The result would be a stronger, more reliable and cheaper natural-gas supplier for consumers, in Europe and Russia alike. Gazprom would gradually have to improve its delivery of services and open up its pipelines for independent Russian natural-gas companies to use. Finally, a Gazprom that operates according to market, rather than monopolistic, forces is less likely to be used by the Kremlin as a geopolitical tool. The company played directly into such fears in its statement after the EU’s announcement on the antitrust investigation. Gazprom said it was “a business entity empowered, according to the legislation of the Russian Federation, with special social functions and the status of a strategic organization, administered by the government.” President Vladimir Putin followed a few days later with a decree that forbids Gazprom, or any other Russian state- owned company, from providing information to investigators without the state’s permission.
In the past, such Russian tactics bullied Europe’s largest countries into ignoring their smaller Eastern neighbors’ pleas for support. In 2006, for example, when Lithuania was planning to sell its sole oil refinery to Poland’s PKN Orlen SA, rather than to a Russian company, the Russian pipeline supplying crude to the plant allegedly suffered an accident that shut it down. The sale went through and the pipeline never reopened. Lithuania now imports oil for the refinery by sea.
Lithuania’s Example
Lithuania appears to have triggered the European Commission’s decision to act, after the Baltic nation of about 3.2 million people carried out EU recommendations to “unbundle” its domestic natural-gas and electricity markets, which would prohibit energy producers from also owning transmission or distribution networks. That affected Gazprom, and the company responded by threatening, and then imposing, higher natural-gas prices on Lithuania.

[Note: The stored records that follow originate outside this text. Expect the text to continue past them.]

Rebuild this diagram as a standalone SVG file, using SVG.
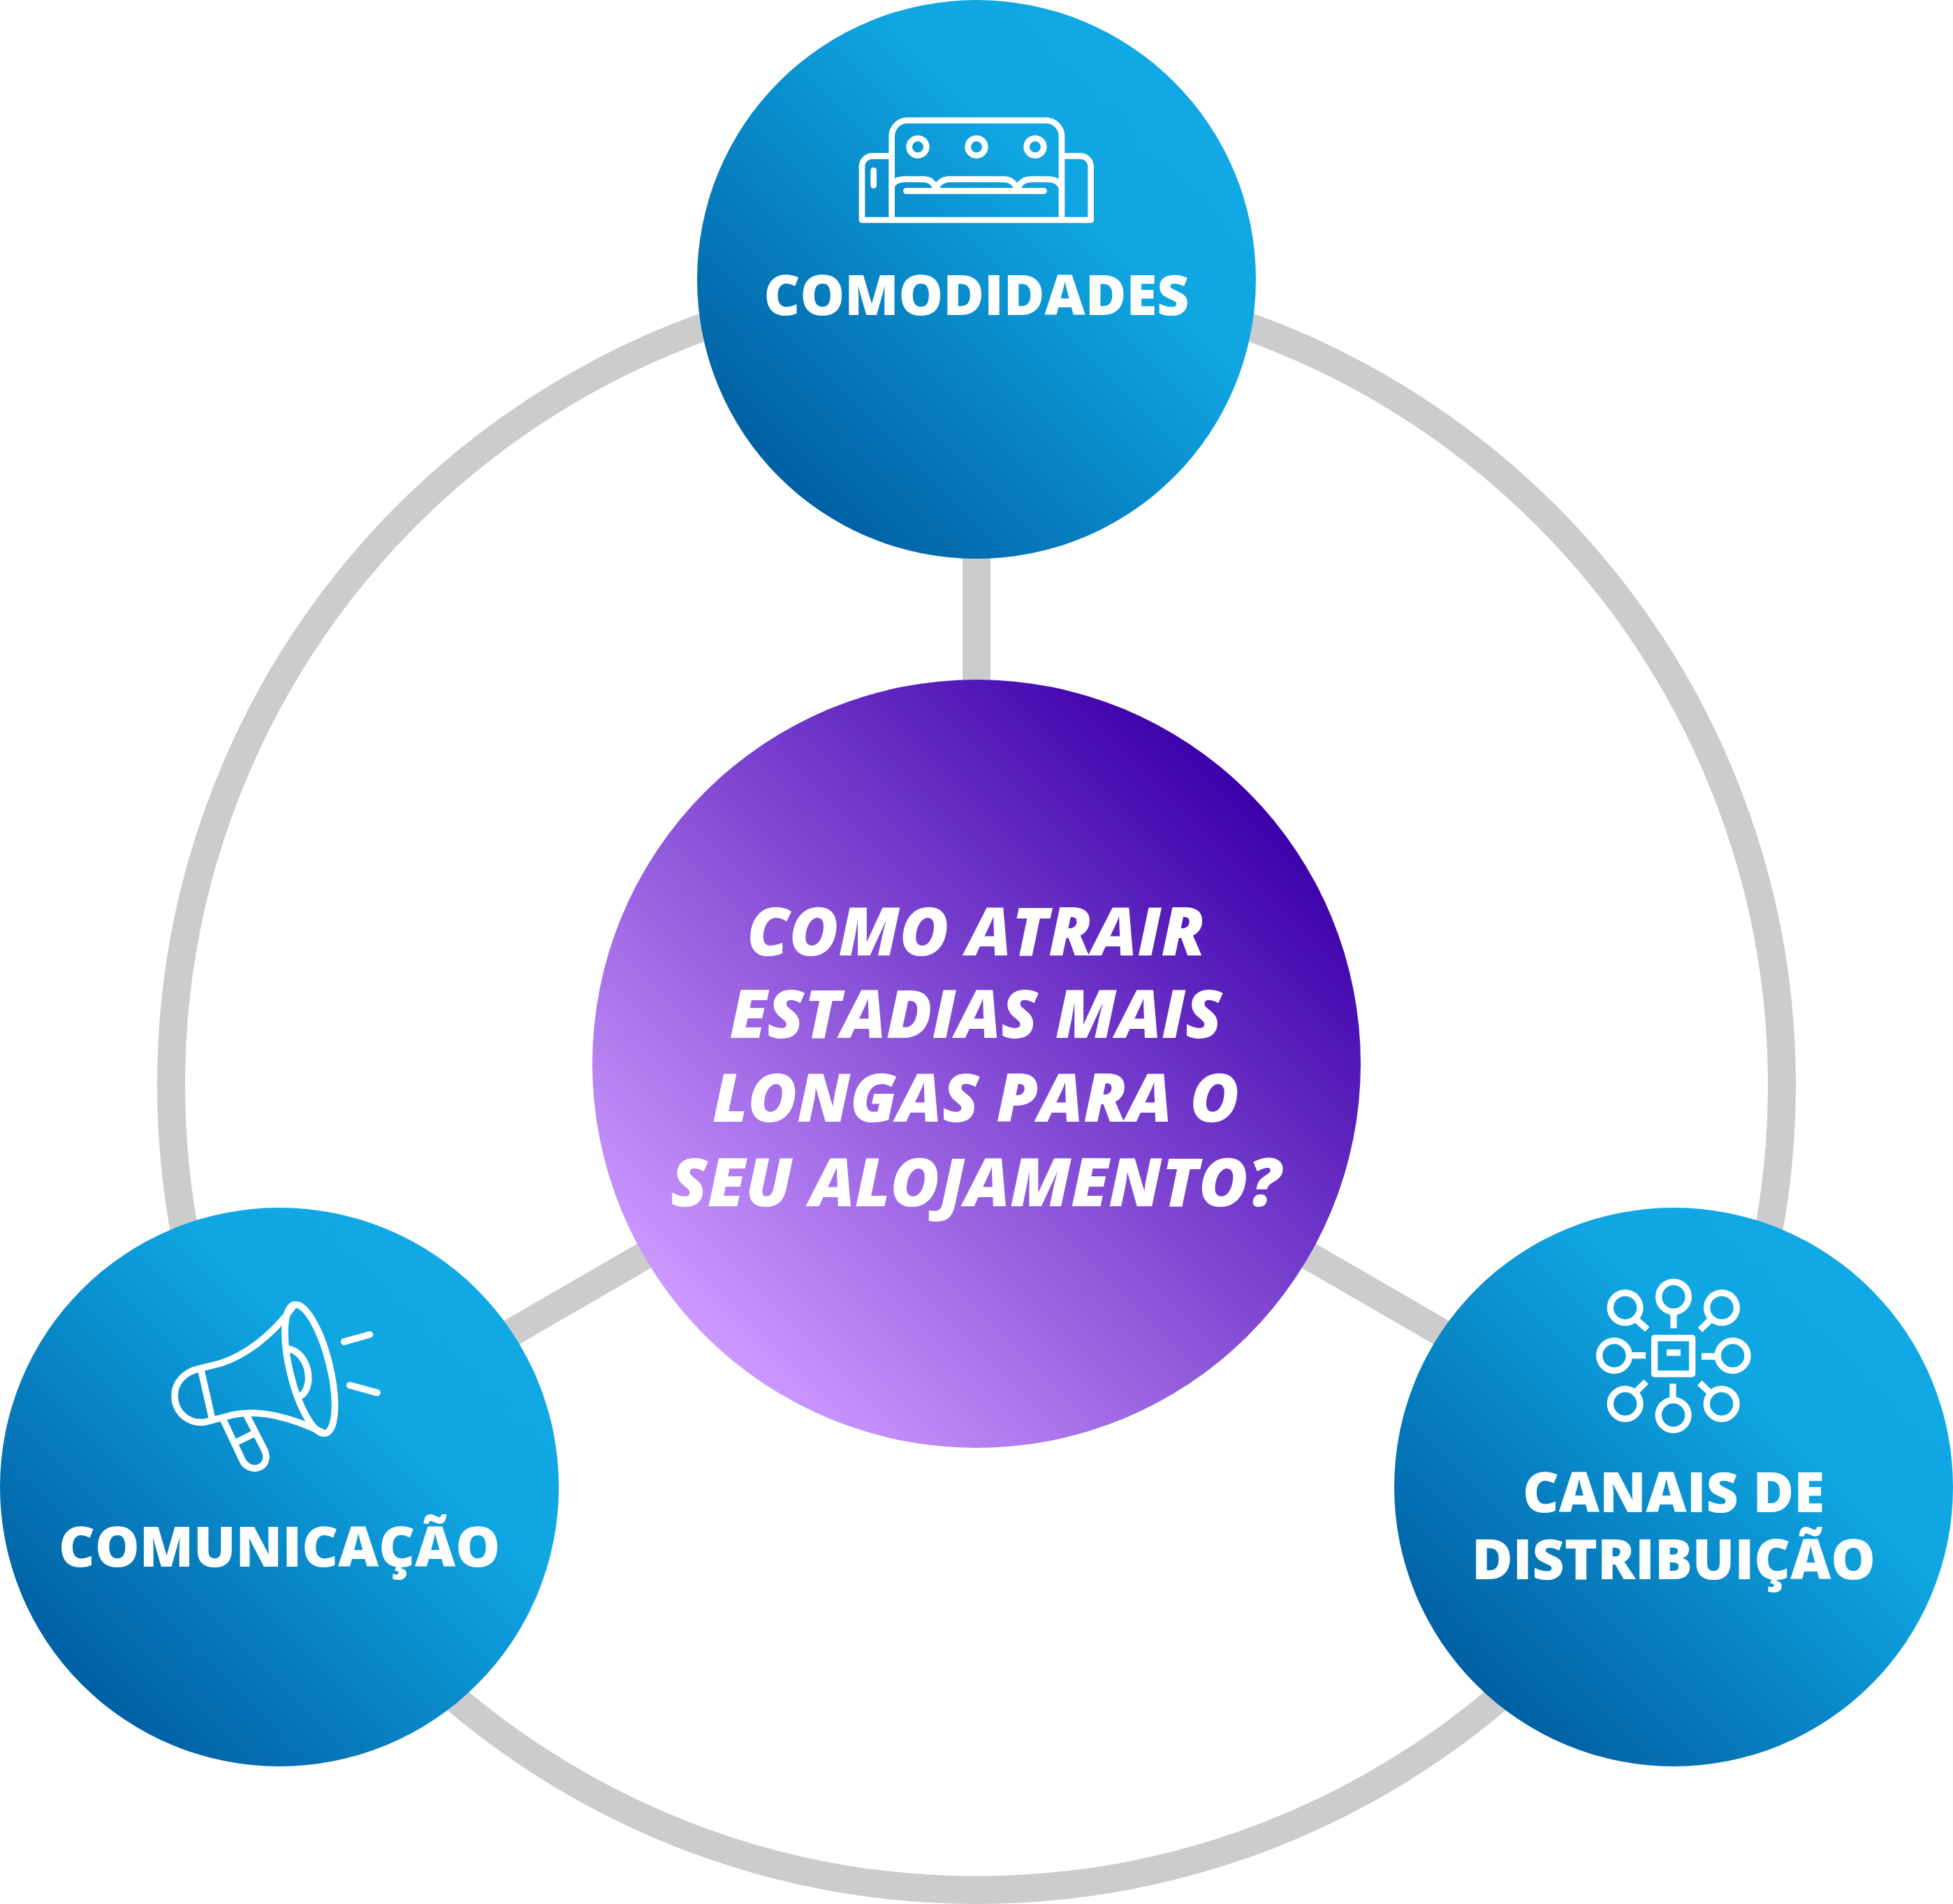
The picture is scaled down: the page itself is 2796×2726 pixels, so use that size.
<svg xmlns="http://www.w3.org/2000/svg" width="2796" height="2726" viewBox="0 0 2796 2726">
<style>
.t{font-family:"Open Sans","Noto Sans",sans-serif;font-weight:800;fill:#fff;text-anchor:middle;font-size:80px}
.q{font-size:96px;font-style:italic}
.i{fill:none;stroke:#fff;stroke-width:26;stroke-linecap:round;stroke-linejoin:round}
.c{fill:none;stroke:#ccc;stroke-width:40}
</style>
<defs>
<linearGradient id="b" x1="0.146" y1="0.854" x2="0.854" y2="0.146"><stop offset="0" stop-color="#0060a4"/><stop offset="0.72" stop-color="#0fa6e2"/><stop offset="1" stop-color="#11a9e5"/></linearGradient>
<linearGradient id="p" x1="0.146" y1="0.854" x2="0.854" y2="0.146"><stop offset="0" stop-color="#cc99ff"/><stop offset="1" stop-color="#3c00aa"/></linearGradient>
</defs>
<g id="connectors">
<circle class="c" cx="1398" cy="1553" r="1153"/>
<path class="c" d="M1398 400V1523M1398 1523L400 2100M1398 1523L2396 2100"/>
</g>
<g id="center"><circle cx="1398" cy="1523" r="550" fill="url(#p)"/>
<text class="t q" x="1397" y="1368">COMO ATRAIR</text>
<text class="t q" x="1397" y="1486">ESTADIAS MAIS</text>
<text class="t q" x="1397" y="1606">LONGAS PARA O</text>
<text class="t q" x="1397" y="1727">SEU ALOJAMENTO?</text></g>
<g id="comodidades"><circle cx="1398" cy="400" r="400" fill="url(#b)"/>
<g class="i" transform="translate(1200 140) scale(.3333)">
<path d="M230 250H147A45 45 0 0 0 102 295V525H1085V295A45 45 0 0 0 1040 250H960M230 525V165A68 68 0 0 1 298 97H892A68 68 0 0 1 960 165V525"/>
<circle cx="342" cy="211" r="37"/><circle cx="594" cy="211" r="37"/><circle cx="846" cy="211" r="37"/>
<path d="M152 312V376M292 400H884M230 378Q245 350 285 350H365Q410 350 420 395M420 395Q432 350 480 350H710Q755 350 770 395M770 395Q782 350 830 350H900Q945 350 960 385"/>
</g>
<text class="t" x="1398" y="451">COMODIDADES</text></g>
<g id="comunicacao"><circle cx="400" cy="2129" r="400" fill="url(#b)"/>
<g class="i" transform="translate(220 1840) scale(.3333)" style="stroke-width:29">
<ellipse cx="671" cy="360" rx="86" ry="284" transform="rotate(-13.7 671 360)"/>
<path d="M600 90C500 230 380 305 290 335L190 360C130 375 90 420 90 475C90 550 155 600 225 587L340 557C440 535 560 555 720 630M205 370L250 570M300 580L380 750C395 785 435 795 460 780C488 762 488 730 472 700L400 560M355 675L425 640M585 275C640 290 665 350 665 400C665 435 650 465 632 475M818 243L928 212M842 430L960 462"/>
</g>
<text class="t" x="400" y="2243">COMUNICAÇÃO</text></g>
<g id="canais"><circle cx="2396" cy="2129" r="400" fill="url(#b)"/>
<g class="i" transform="translate(2260 1810) scale(.3333)" style="stroke-width:28;stroke-linecap:butt">
<circle cx="408" cy="140" r="64"/><circle cx="200" cy="187" r="64"/><circle cx="615" cy="187" r="64"/><circle cx="153" cy="393" r="64"/><circle cx="662" cy="393" r="64"/><circle cx="200" cy="600" r="64"/><circle cx="407" cy="648" r="64"/><circle cx="614" cy="600" r="64"/>
<rect x="326" y="317" width="162" height="154"/>
<path d="M408 205V275M250 240L295 280M565 240L522 282M225 392H288M590 396H528M290 505L245 550M520 510L570 557M405 513V580M378 380H438"/>
</g>
<text class="t" x="2396" y="2165">CANAIS DE</text>
<text class="t" x="2396" y="2261">DISTRIBUIÇÃO</text></g>
</svg>
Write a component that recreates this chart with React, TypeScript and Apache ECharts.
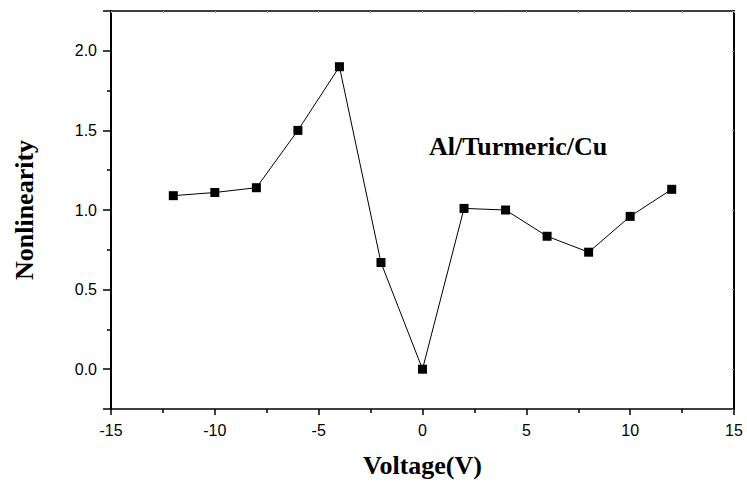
import React, { useEffect, useRef } from "react";
import * as echarts from "echarts";

// Bias voltage (V) and the measured nonlinearity coefficient
const voltage = [-12, -10, -8, -6, -4, -2, 0, 2, 4, 6, 8, 10, 12];
const nonlinearity = [1.09, 1.11, 1.14, 1.5, 1.9, 0.67, 0.0, 1.01, 1.0, 0.835, 0.735, 0.96, 1.13];

const xLabels = { min: -15, max: 15, step: 5 };
const yLabels = { min: -0.25, max: 2.25 };

const sampleName = "Al/Turmeric/Cu";
const xTitle = "Voltage(V)";
const yTitle = "Nonlinearity";

const serif = "'Liberation Serif', 'Times New Roman', serif";
const sans = "'Liberation Sans', Arial, sans-serif";

export default function App() {
  const ref = useRef<HTMLDivElement>(null);

  useEffect(() => {
    if (!ref.current) return;
    const chart = echarts.init(ref.current, null, { renderer: "svg" });
    const points = voltage.map((v, i) => [v, nonlinearity[i]]);

    chart.setOption({
      animation: false,
      backgroundColor: "#ffffff",
      grid: { left: 111, right: 13, top: 11, bottom: 77 },
      xAxis: [
        {
          type: "value",
          position: "bottom",
          min: xLabels.min,
          max: xLabels.max,
          interval: xLabels.step,
          name: xTitle,
          nameLocation: "middle",
          nameGap: 56,
          nameTextStyle: {
            fontFamily: serif,
            fontWeight: "bold",
            fontSize: 26,
            color: "#000",
            verticalAlign: "middle",
          },
          axisLine: { onZero: false, lineStyle: { color: "#000", width: 1.5 } },
          axisTick: { show: true, inside: false, length: 6, lineStyle: { color: "#000", width: 1.5 } },
          minorTick: { show: true, splitNumber: 2, length: 4, lineStyle: { color: "#000", width: 1.5 } },
          axisLabel: { fontFamily: sans, fontSize: 16, color: "#000", margin: 13 },
          splitLine: { show: false },
        },
        {
          type: "value",
          position: "top",
          min: xLabels.min,
          max: xLabels.max,
          interval: 2.5,
          axisLine: { show: true, onZero: false, lineStyle: { color: "#000", width: 1.5 } },
          axisTick: { show: true, inside: true, length: 2, lineStyle: { color: "#999", width: 1 } },
          axisLabel: { show: false },
          splitLine: { show: false },
        },
      ],
      yAxis: [
        {
          type: "value",
          position: "left",
          min: yLabels.min,
          max: yLabels.max,
          splitNumber: 5,
          name: yTitle,
          nameLocation: "middle",
          nameGap: 87,
          nameRotate: 90,
          nameTextStyle: {
            fontFamily: serif,
            fontWeight: "bold",
            fontSize: 26,
            color: "#000",
            verticalAlign: "middle",
          },
          axisLine: { show: true, onZero: false, lineStyle: { color: "#000", width: 2 } },
          axisTick: { show: true, inside: false, length: 8, lineStyle: { color: "#000", width: 1.5 } },
          minorTick: { show: true, splitNumber: 2, length: 4, lineStyle: { color: "#000", width: 1.5 } },
          axisLabel: {
            fontFamily: sans,
            fontSize: 16,
            color: "#000",
            margin: 14,
            showMinLabel: false,
            showMaxLabel: false,
            formatter: (v: number) =>
              Math.abs(v * 2 - Math.round(v * 2)) < 1e-6 ? v.toFixed(1) : "",
          },
          splitLine: { show: false },
        },
        {
          type: "value",
          position: "right",
          min: yLabels.min,
          max: yLabels.max,
          splitNumber: 5,
          axisLine: { show: true, onZero: false, lineStyle: { color: "#000", width: 2 } },
          axisTick: { show: true, inside: true, length: 2, lineStyle: { color: "#999", width: 1 } },
          axisLabel: { show: false },
          splitLine: { show: false },
        },
      ],
      graphic: [
        {
          type: "text",
          left: 429,
          top: 133,
          style: {
            text: sampleName,
            fontFamily: serif,
            fontWeight: "bold",
            fontSize: 26,
            fill: "#000",
          },
        },
      ],
      series: [
        {
          type: "line",
          xAxisIndex: 0,
          yAxisIndex: 0,
          data: points,
          symbol: "rect",
          symbolSize: 9,
          itemStyle: { color: "#000" },
          lineStyle: { color: "#000", width: 1 },
        },
      ],
    });

    return () => chart.dispose();
  }, []);

  return (
    <div
      ref={ref}
      style={{ position: "fixed", left: 0, top: 0, width: 747, height: 486, background: "#fff" }}
    />
  );
}
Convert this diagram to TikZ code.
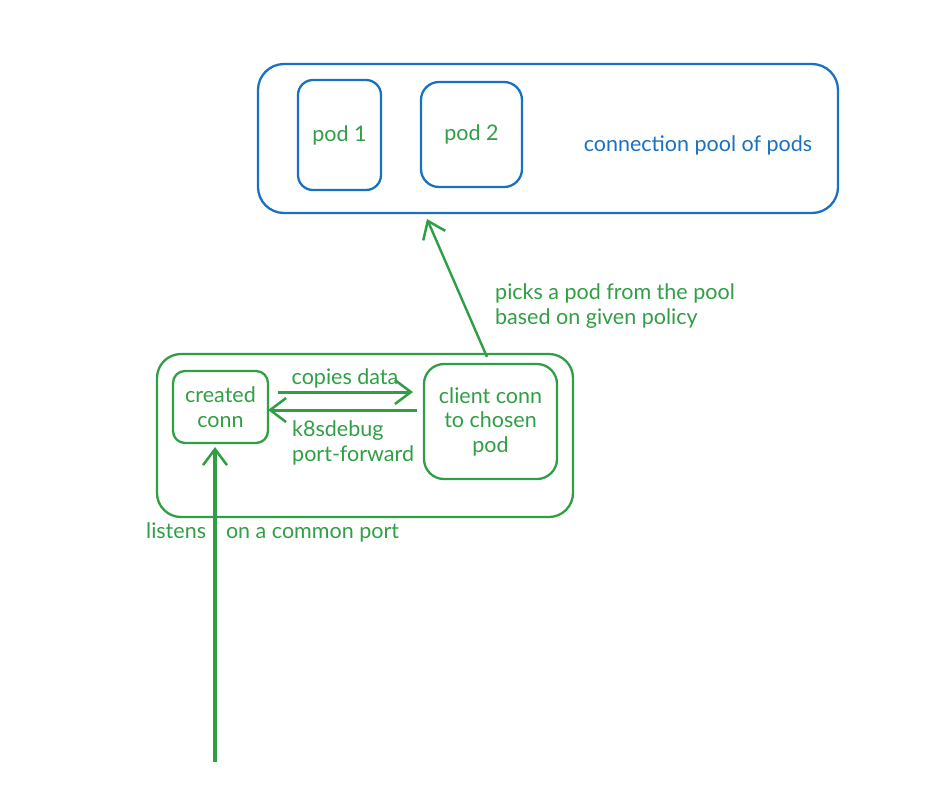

The threats failed, and Gazprom since came to a deal on unbundling its Lithuania assets that will come into effect in 2014. The commission and the EU’s bigger members should take note and stick with the antitrust case. It is the best route to a relationship with a Gazprom that is no longer able to divide and conquer within European energy markets.
Matthew Bryza is a former U.S. ambassador to Azerbaijan, director of the International Center for Defense Studies in Tallinn, Estonia, and a nonresident senior fellow of the Atlantic Council in Washington.